Sunday, June 26, 2022

Humility


I spent much of my life putting up a very strong front. I couldn't handle being vulnerable.   I had great difficulty accepting help.  I know many people who've done the same thing.

This morning's church service was  good in so many ways.  The theme for this month has been has been on targeting five emotions, Joy, Sadness, Fear, Anger and Disgust,  all based on the Pixar film "Inside Out."

Today we dealt with anger.  As I looked around I saw a couple of friends who I know have anger issues about what's happening in their lives.  

 We get in trouble when we refuse to accept reality.  It makes us feel angry and impotent. 
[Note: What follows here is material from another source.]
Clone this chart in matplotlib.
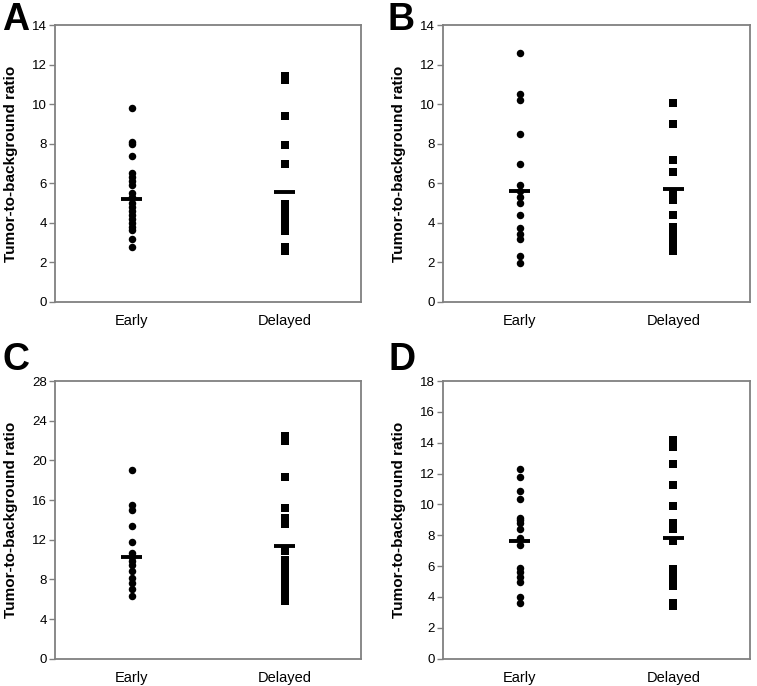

Below is a parable taken from one of David Seaman's books.  It describes me in my younger life.  

DON'T TAKE ME TO THE HOSPITAL - PLEASE!

The scene didn't make sense.  There he lay in the street bleeding; the hit and run driver gone.  He needed medical help immediately.  Yet, he kept pleading. "Don't take me to the hospital, please"

Surprised, everyone asked, "Why?"

Pleadingly he answered, "Because I am on the staff at the hospital.  It would be embarrassing for them to see me like this.  They have never seen me bleeding and dirty.  ...I am a mess."

But the hospital is for people like you.   Can't we call an ambulance?"

"No, please don't...the admissions clerk would be upset...she always gets upset if anyone from admittance doesn't have all the details she needs to fill our her records.  I didn't see who hit me, and I don't even know the make of the car or license number.  - Just pull me over to the curb.  

With this he tried to crawl to the gutter while everyone left him alone. Maybe he is still there.

Are you good at binding up other peoples wounds but angry and secretive about your own?  Over the last few years I've finally been able to evidence some humility and ask for help.  And it has changed my life immeasurably.